…but not a drop to drink

Israel’s water shortage has reached a critical point. The Kinneret (Sea of Galilee), the country’s main source of fresh water, has dropped below all previous “danger” levels, and experts are warning that the two main aquifers may soon suffer irreversible damage.

There are two questions to ask about this situation: Why? and What now?

Our water resources are limited, and highly dependent on rain. The past few years have been particularly dy — but, if our water eceonomy were properly managed, that should not be too large a problem.

More challenging has been the population explosion that this country has experienced, not only in its 60 years, but especially since the early 1990s. Of course, this has brought a massive increase in consumption — in homes, in agriculture and in industry — as well as increased wastage.

What of conservation efforts? Unfortunately, they have been minimal and belated. And although drip irrigation makes Israeli agriculture water-thrifty, the fact remains that our lucrative produce and flower industries amount to a massive export of our precious water resources.
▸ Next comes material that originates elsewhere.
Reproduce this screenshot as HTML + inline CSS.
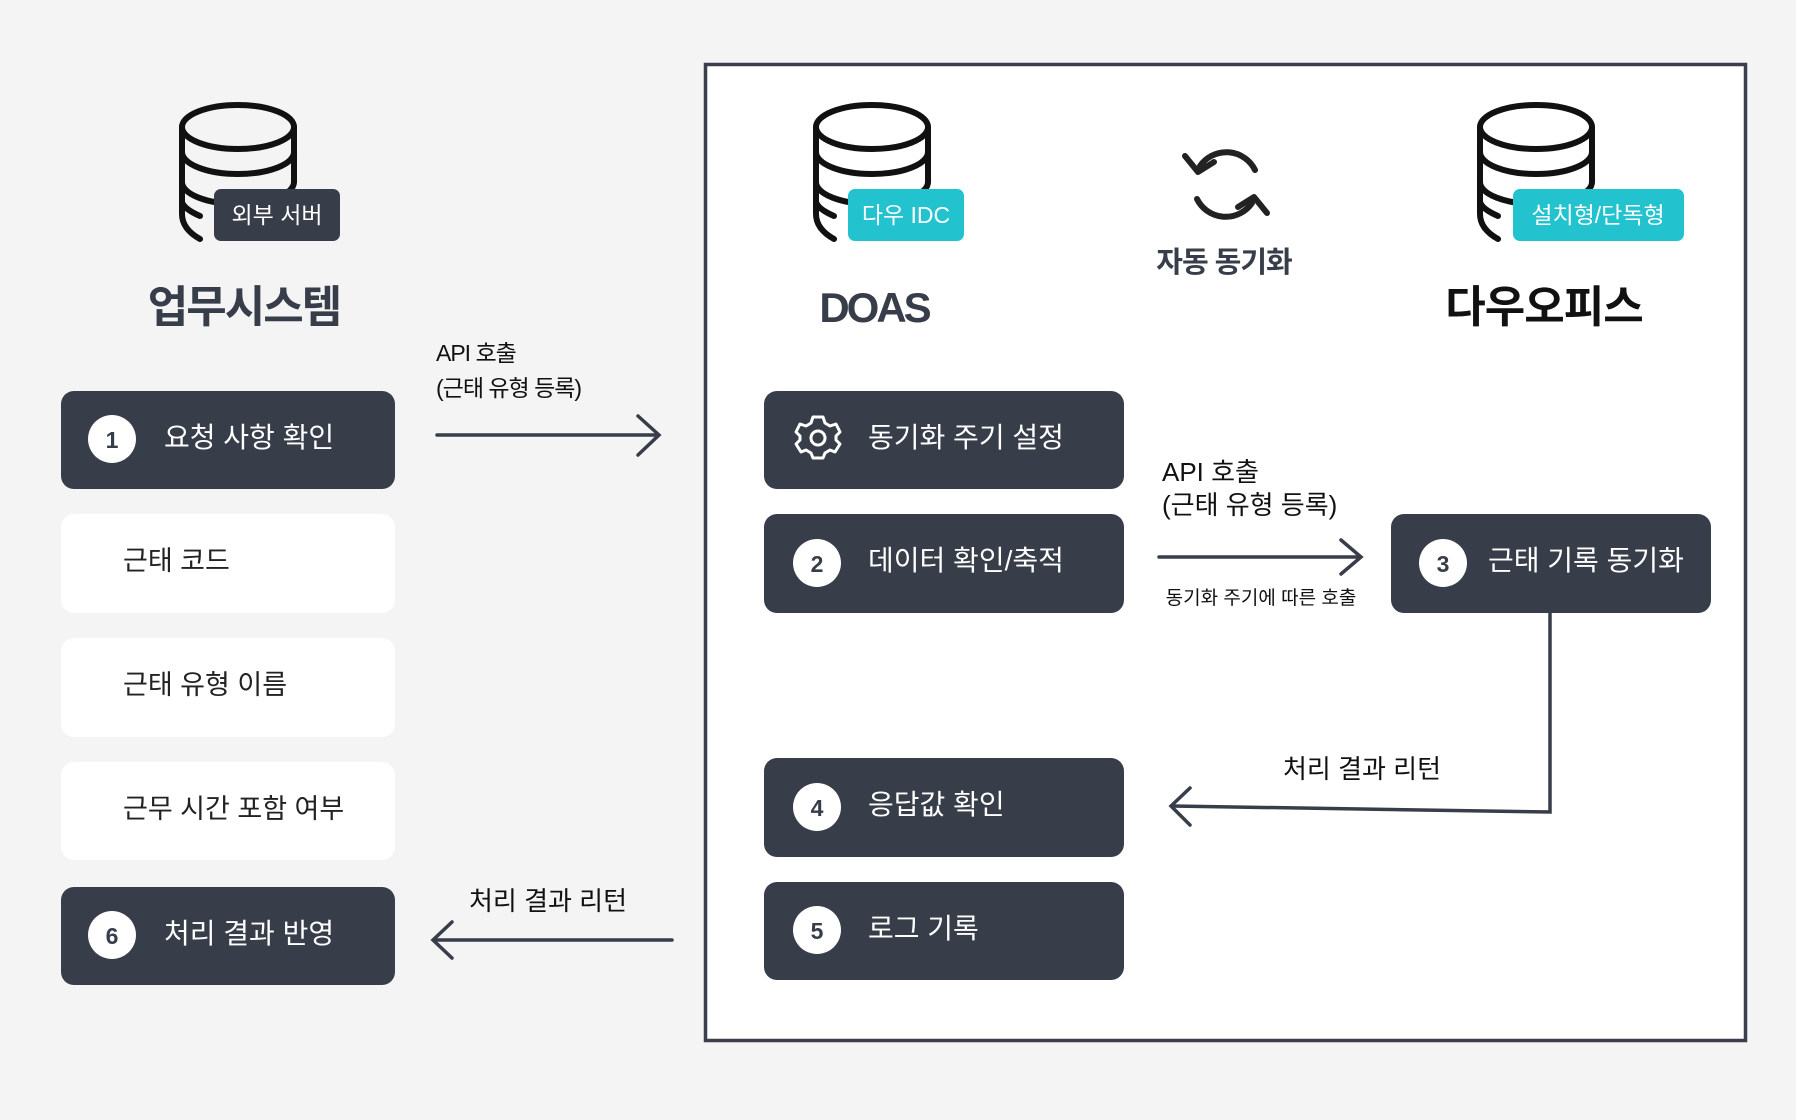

Fanciful solutions to Israel’s perpetual water shortage have been proposed, including such far-fetched ideas as floating huge water balloons from Turkey across the Mediterranean. These are largely impractical and overly costly measures. The least drastic, and most feasible, solution offered thusfar has been desalination. Although not a perfect solution, it can produce large amounts of drinking water in a short amount of time and at a reasonable cost.

Israel already features the world’s largest desalination plant of its kind in Ashkelon, and another is set to come on-line soon. There are even suggestions that, if it builds more desalination plants, Israel can be a net exporter of water.

In any case, Israel must act quickly to remedy its dire water shortage. All the major security issues of the day will pale in comparison to the disaster that will take place here if the proverbial well does, in fact, run dry.